Isso tem efeito a curto prazo na recuperação da economia, menos. Mas tem efeito fundamental na credibilidade do país, na recuperação a longo prazo e no direcionamento para onde nós vamos. E isso precisa ser definido imediatamente.
“O Brasil hoje tem 73% de dívida financeira pública e tem 20% do PIB em reservas internacionais, então o Brasil hoje não precisa de dinheiro externo”
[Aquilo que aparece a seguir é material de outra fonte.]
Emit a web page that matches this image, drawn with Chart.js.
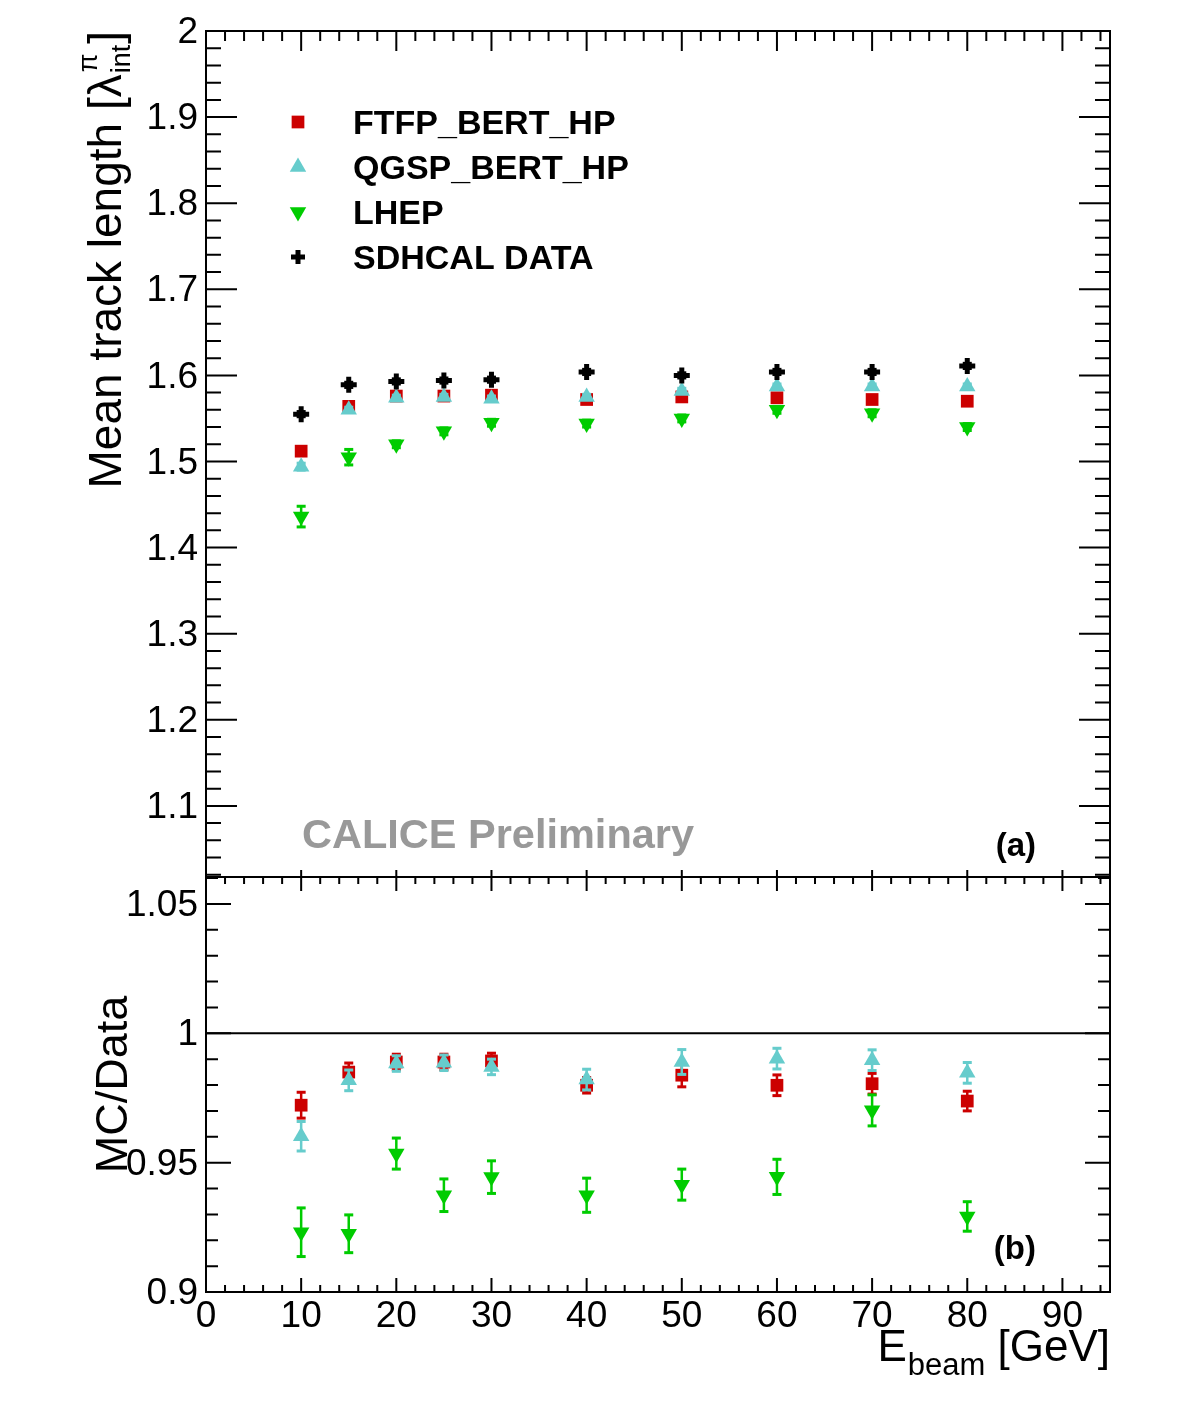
<!DOCTYPE html>
<html>
<head>
<meta charset="utf-8">
<title>Mean track length vs beam energy</title>
<script src="https://cdn.jsdelivr.net/npm/chart.js@4.4.1/dist/chart.umd.min.js"></script>
<style>
  html, body { margin: 0; padding: 0; background: #fff; }
  canvas { display: block; }
</style>
</head>
<body>
<canvas id="chart" width="1182" height="1417"></canvas>
<script>
// beam energies (GeV)
const energies = [10, 15, 20, 25, 30, 40, 50, 60, 70, 80]

// mean track length in lambda_int (panel a)
const dataLength = [1.555, 1.589, 1.593, 1.594, 1.595, 1.604, 1.600, 1.604, 1.604, 1.611]
const ftfpLength = [1.512, 1.564, 1.576, 1.576, 1.577, 1.572, 1.575, 1.574, 1.572, 1.570]
const qgspLength = [1.494, 1.560, 1.574, 1.575, 1.573, 1.575, 1.582, 1.587, 1.587, 1.587]
const lhepLength = [1.436, 1.505, 1.520, 1.535, 1.545, 1.544, 1.550, 1.560, 1.556, 1.540]

const dataLengthErr = [0.003, 0.003, 0.003, 0.003, 0.003, 0.003, 0.003, 0.003, 0.003, 0.003]
const ftfpLengthErr = [0.004, 0.003, 0.003, 0.003, 0.003, 0.003, 0.003, 0.003, 0.003, 0.003]
const qgspLengthErr = [0.004, 0.003, 0.003, 0.003, 0.003, 0.003, 0.003, 0.003, 0.003, 0.003]
const lhepLengthErr = [0.012, 0.009, 0.004, 0.004, 0.004, 0.004, 0.004, 0.004, 0.004, 0.004]

// MC / data ratio (panel b)
const ftfpRatio = [0.9722, 0.9850, 0.9889, 0.9889, 0.9893, 0.9799, 0.9838, 0.9799, 0.9805, 0.9738]
const qgspRatio = [0.9602, 0.9818, 0.9883, 0.9886, 0.9870, 0.9821, 0.9889, 0.9902, 0.9896, 0.9847]
const lhepRatio = [0.9231, 0.9225, 0.9535, 0.9374, 0.9444, 0.9374, 0.9415, 0.9445, 0.9702, 0.9292]

const ftfpRatioErr = [0.0050, 0.0035, 0.0030, 0.0030, 0.0030, 0.0030, 0.0045, 0.0040, 0.0040, 0.0038]
const qgspRatioErr = [0.0057, 0.0040, 0.0030, 0.0030, 0.0030, 0.0040, 0.0048, 0.0040, 0.0040, 0.0040]
const lhepRatioErr = [0.0094, 0.0073, 0.0060, 0.0063, 0.0063, 0.0066, 0.0060, 0.0068, 0.0060, 0.0057]

// axis ticks
const xTicks = [0, 10, 20, 30, 40, 50, 60, 70, 80, 90]
const lengthTicks = [1.1, 1.2, 1.3, 1.4, 1.5, 1.6, 1.7, 1.8, 1.9, 2]
const ratioTicks = [0.9, 0.95, 1, 1.05]

const legendLabels = ["FTFP_BERT_HP", "QGSP_BERT_HP", "LHEP", "SDHCAL DATA"]

const RED = "#cc0000"
const CYAN = "#66cccc"
const GREEN = "#00cc00"
const FONT = '"Liberation Sans", Arial, Helvetica, sans-serif'

function points(values) {
  return energies.map((e, i) => ({ x: e, y: values[i] }))
}

// marker styles, shared by the plot and the legend
const styles = {
  ftfp: { pointStyle: "rect", radius: 9, rotation: 0, color: RED, borderWidth: 0 },
  qgsp: { pointStyle: "triangle", radius: 9.5, rotation: 0, color: CYAN, borderWidth: 0 },
  lhep: { pointStyle: "triangle", radius: 9.5, rotation: 180, color: GREEN, borderWidth: 0 },
  data: { pointStyle: "cross", radius: 8, rotation: 0, color: "#000", borderWidth: 5 },
}

function makeDataset(label, values, errors, st, axis) {
  return {
    label: label,
    data: points(values),
    errors: errors,
    yAxisID: axis,
    pointStyle: st.pointStyle,
    pointRadius: st.radius,
    pointRotation: st.rotation,
    pointBackgroundColor: st.color,
    pointBorderColor: st.color,
    pointBorderWidth: st.borderWidth,
    pointHoverRadius: st.radius,
    showLine: false,
  }
}

// ROOT-like error bars with small caps, drawn just before each graph
const errorBars = {
  id: "errorBars",
  beforeDatasetDraw(chart, args) {
    const ds = chart.data.datasets[args.index]
    if (!ds.errors) return
    const ctx = chart.ctx
    const xs = chart.scales.x
    const ys = chart.scales[ds.yAxisID]
    ctx.save()
    ctx.fillStyle = ds.pointBackgroundColor
    ds.data.forEach((p, i) => {
      const px = xs.getPixelForValue(p.x)
      const lo = ys.getPixelForValue(p.y - ds.errors[i])
      const hi = ys.getPixelForValue(p.y + ds.errors[i])
      ctx.fillRect(px - 1.25, hi, 2.5, lo - hi)
      ctx.fillRect(px - 4.5, hi - 1.5, 9, 3)
      ctx.fillRect(px - 4.5, lo - 1.5, 9, 3)
    })
    ctx.restore()
  },
}

function tickValues(min, max, step) {
  const out = []
  for (let k = Math.ceil(min / step - 1e-6); k * step <= max + 1e-6; k++) out.push(k * step)
  return out
}

function drawPanel(ctx, xs, ys, opt) {
  const left = xs.left, right = xs.right
  const top = ys.top, bottom = ys.bottom
  ctx.lineWidth = 2
  ctx.beginPath()
  // y ticks on both sides
  tickValues(ys.min, ys.max, opt.yMinor).forEach((v) => {
    const py = ys.getPixelForValue(v)
    const major = opt.yMajor.some((m) => Math.abs(m - v) < 1e-6)
    const len = major ? opt.yLen[0] : opt.yLen[1]
    ctx.moveTo(left, py); ctx.lineTo(left + len, py)
    ctx.moveTo(right, py); ctx.lineTo(right - len, py)
  })
  // x ticks on top and bottom edges
  tickValues(xs.min, xs.max, 2).forEach((v) => {
    const px = xs.getPixelForValue(v)
    const major = xTicks.includes(v)
    const lt = major ? opt.xTopLen[0] : opt.xTopLen[1]
    const lb = major ? opt.xBotLen[0] : opt.xBotLen[1]
    if (lt > 0) { ctx.moveTo(px, top); ctx.lineTo(px, top + lt) }
    if (lb > 0) { ctx.moveTo(px, bottom); ctx.lineTo(px, bottom - lb) }
  })
  ctx.stroke()
  ctx.strokeRect(left, top, right - left, bottom - top)
}

const decorations = {
  id: "decorations",
  afterDatasetsDraw(chart) {
    const ctx = chart.ctx
    const xs = chart.scales.x
    const yT = chart.scales.yTop
    const yB = chart.scales.yBot
    ctx.save()
    ctx.strokeStyle = "#000"

    // reference line at ratio = 1
    ctx.lineWidth = 2
    ctx.beginPath()
    const y1 = yB.getPixelForValue(1)
    ctx.moveTo(xs.left, y1); ctx.lineTo(xs.right, y1)
    ctx.stroke()

    drawPanel(ctx, xs, yT, { yMajor: lengthTicks, yMinor: 0.02, yLen: [31, 15], xTopLen: [20, 10], xBotLen: [7, 0] })
    drawPanel(ctx, xs, yB, { yMajor: ratioTicks, yMinor: 0.01, yLen: [25, 12], xTopLen: [14, 7], xBotLen: [14, 7] })

    // legend
    const order = [styles.ftfp, styles.qgsp, styles.lhep, styles.data]
    const rows = [122, 167, 212, 257]
    order.forEach((st, i) => {
      ctx.fillStyle = st.color
      ctx.strokeStyle = st.color
      ctx.lineWidth = st.borderWidth || 1
      const r = st.pointStyle === "cross" ? 7 : st.radius
      Chart.helpers.drawPoint(ctx, { pointStyle: st.pointStyle, rotation: st.rotation, radius: r, borderWidth: st.borderWidth }, 298, rows[i])
      ctx.fillStyle = "#000"
      ctx.font = "bold 34px " + FONT
      ctx.textAlign = "left"
      ctx.textBaseline = "alphabetic"
      ctx.fillText(legendLabels[i], 353, rows[i] + 12)
    })

    // labels inside the panels
    ctx.fillStyle = "#999999"
    ctx.font = "bold 41.5px " + FONT
    ctx.fillText("CALICE Preliminary", 302, 848)
    ctx.fillStyle = "#000"
    ctx.font = "bold 33px " + FONT
    ctx.textAlign = "right"
    ctx.fillText("(a)", 1036, 856)
    ctx.fillText("(b)", 1036, 1259)

    // y title, panel a: Mean track length [lambda_int^pi]
    ctx.save()
    ctx.translate(121, 31)
    ctx.rotate(-Math.PI / 2)
    ctx.textAlign = "left"
    const big = "46px " + FONT
    const small = "27px " + FONT
    ctx.font = big
    const main = "Mean track length [\u03bb"
    const wMain = ctx.measureText(main).width
    const wClose = ctx.measureText("]").width
    ctx.font = small
    const wSub = Math.max(ctx.measureText("int").width, ctx.measureText("\u03c0").width)
    let x0 = -(wMain + wSub + wClose + 2)
    ctx.font = big
    ctx.fillText(main, x0, 0)
    ctx.font = small
    ctx.fillText("int", x0 + wMain + 1, 9)
    ctx.fillText("\u03c0", x0 + wMain + 2, -24)
    ctx.font = big
    ctx.fillText("]", x0 + wMain + wSub + 2, 0)
    ctx.restore()

    // y title, panel b
    ctx.save()
    ctx.translate(127, (yB.top + yB.bottom) / 2)
    ctx.rotate(-Math.PI / 2)
    ctx.font = "45px " + FONT
    ctx.textAlign = "center"
    ctx.fillText("MC/Data", 0, 0)
    ctx.restore()

    // x title: E_beam [GeV]
    ctx.textAlign = "left"
    ctx.font = "44px " + FONT
    const wUnit = ctx.measureText(" [GeV]").width
    const wE = ctx.measureText("E").width
    ctx.font = "31px " + FONT
    const wBeam = ctx.measureText("beam").width
    let xt = xs.right - wUnit - wBeam - wE - 1
    ctx.font = "44px " + FONT
    ctx.fillText("E", xt, 1361)
    ctx.font = "31px " + FONT
    ctx.fillText("beam", xt + wE + 1, 1375)
    ctx.font = "44px " + FONT
    ctx.fillText(" [GeV]", xt + wE + wBeam + 1, 1361)

    ctx.restore()
  },
}

const tickFont = { family: FONT, size: 37 }

new Chart(document.getElementById("chart"), {
  type: "scatter",
  data: {
    // listed so that data ends up on top, as in the original
    datasets: [
      makeDataset("SDHCAL DATA", dataLength, dataLengthErr, styles.data, "yTop"),
      makeDataset("LHEP", lhepLength, lhepLengthErr, styles.lhep, "yTop"),
      makeDataset("QGSP_BERT_HP", qgspLength, qgspLengthErr, styles.qgsp, "yTop"),
      makeDataset("FTFP_BERT_HP", ftfpLength, ftfpLengthErr, styles.ftfp, "yTop"),
      makeDataset("LHEP / data", lhepRatio, lhepRatioErr, styles.lhep, "yBot"),
      makeDataset("QGSP / data", qgspRatio, qgspRatioErr, styles.qgsp, "yBot"),
      makeDataset("FTFP / data", ftfpRatio, ftfpRatioErr, styles.ftfp, "yBot"),
    ],
  },
  options: {
    responsive: false,
    animation: false,
    events: [],
    layout: { padding: { top: 31, right: 72, left: 0, bottom: 0 } },
    plugins: { legend: { display: false }, tooltip: { enabled: false } },
    scales: {
      x: {
        type: "linear",
        position: "bottom",
        min: 0,
        max: 95,
        afterBuildTicks: (s) => { s.ticks = xTicks.map((v) => ({ value: v })) },
        afterFit: (s) => { s.height = 125 },
        grid: { display: false, drawTicks: false },
        border: { display: false },
        ticks: { autoSkip: false, maxRotation: 0, padding: 3, color: "#000", font: tickFont, callback: (v) => String(v) },
      },
      yBot: {
        type: "linear",
        position: "left",
        stack: "panels",
        stackWeight: 415,
        min: 0.9,
        max: 1.0604,
        afterBuildTicks: (s) => { s.ticks = ratioTicks.map((v) => ({ value: v })) },
        afterFit: (s) => { s.width = 206 },
        grid: { display: false, drawTicks: false },
        border: { display: false },
        ticks: { autoSkip: false, padding: 8, labelOffset: 2, color: "#000", font: tickFont, callback: (v) => String(v) },
      },
      yTop: {
        type: "linear",
        position: "left",
        stack: "panels",
        stackWeight: 846,
        min: 1.0174,
        max: 2,
        afterBuildTicks: (s) => { s.ticks = lengthTicks.map((v) => ({ value: v })) },
        afterFit: (s) => { s.width = 206 },
        grid: { display: false, drawTicks: false },
        border: { display: false },
        ticks: { autoSkip: false, padding: 8, labelOffset: 2, color: "#000", font: tickFont, callback: (v) => String(v) },
      },
    },
  },
  plugins: [errorBars, decorations],
})
</script>
</body>
</html>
O Brasil hoje tem 73% de dívida financeira pública e tem 20% do PIB em reservas internacionais, então o Brasil hoje não precisa de dinheiro externo. É sempre bom ter mais, mas o Brasil não precisa, não depende de recursos externos, isso é um cacoete de um período em que o Brasil no século 20 foi sempre dependente de recursos externos. É claro, se ele começar a crescer muito rapidamente ele pode até depender, porque isso pode levar a ter que a importação de bens, de capital, leve a precisar de linhas externas. O investimento externo não traz só recurso financeiro. Ele pode trazer tecnologia, e isso é o que se deve procurar, é absorção de tecnologia. Esse é o critério que você deve avaliar para trazer investimento externo.. Ele está trazendo tecnologia, está absorvendo tecnologia? Isso é fundamental.
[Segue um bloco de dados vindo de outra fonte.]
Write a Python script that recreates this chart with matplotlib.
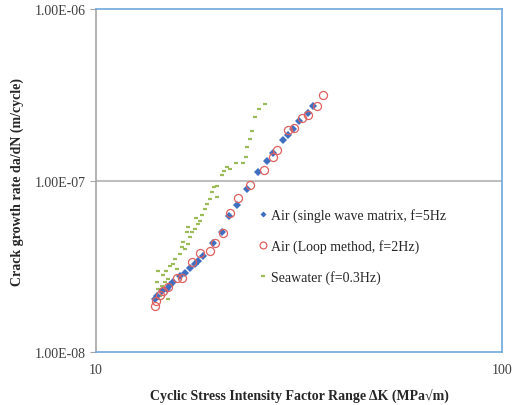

Por que você tem que ser tão dependente de investimento externo? Se tiver tecnologia, uma grande absorção de tecnologia aqui, perfeito.
Os EUA gastaram e aí criou inflação… A inflação americana não tem nada a ver com o que gastou. Os Estados Unidos multiplicaram a base monetária em 2007/2008 para salvar o sistema financeiro, não estou fazendo demagogia… Os EUA não gastaram, gastaram não é a palavra, emitiram moeda. Passaram a base monetária de 3% do PIB para 10% do PIB e depois 27% do PIB. Não teve inflação nenhuma, depois de multiplicarem a base monetária por um fator de 10, passaram 10, 11 anos com deflação. Quando veio a pandemia, EUA dobrou a dose, mais uma vez pegou a base monetária que estava muito mais alta e triplicou, e distribuiu cheque para a população, corretamente, para evitar uma catástrofe com a pandemia. Com a saída da pandemia, as pessoas estavam desesperadas para viajar, comprar coisas, deixar de comprar só em plataforma digital, ir a lojas, a restaurantes, esse efeito coincidiu com o efeito em que a economia no mundo todo estava desorganizada. Os portos estavam encalhados, as mercadorias não tinham como entrar… todas as redes produtivas… um amigo disse, você não tem noção…. não tinha chips para entregar automóveis. A oferta se contraiu, houve uma pressão inflacionária, carros, a oferta se contraiu. Em cima dessa pressão inflacionária, havia a guerra da Ucrânia, que subiu o preço de energia, de petróleo e de alimentos, e no caso de fertilizantes. Essa foi a inflação. Não tem nada a ver como os Estados Unidos gastou mais.
Se taxa de juro alta combatesse a inflação, não precisávamos ter feito o Plano Real. Quando assumi o Banco Central a taxa de juro era a maior da história e não tinha nenhum sinal de que a inflação ia ceder.
Que gasto maior? Estamos saindo de um superávit primário de 1,3% no ano passado. O autorizado pela PEC é mais 2%. Se gastar tudo, e a arrecadação vai surpreender, mais uma vez esse ano a arrecadação vai surpreender positivamente.. Se a arrecadação ficasse como está, no mesmo nível, se você gastasse os 2% autorizado pela PEC, que não vai conseguir. Ela autorizou e você não tem tempo para gastar, você teria equilíbrio primário. O orçamento, a previsão é que você deve ter um déficit primário de 1%, isso é grave? Não.
Se você reduzisse a taxa de juros, moderadamente, não é para fazer uma coisa drástica, levar a taxa de juro real igual do México, levar para 8%, isso economizaria mais do que esses 2% que temos de gasto na PEC.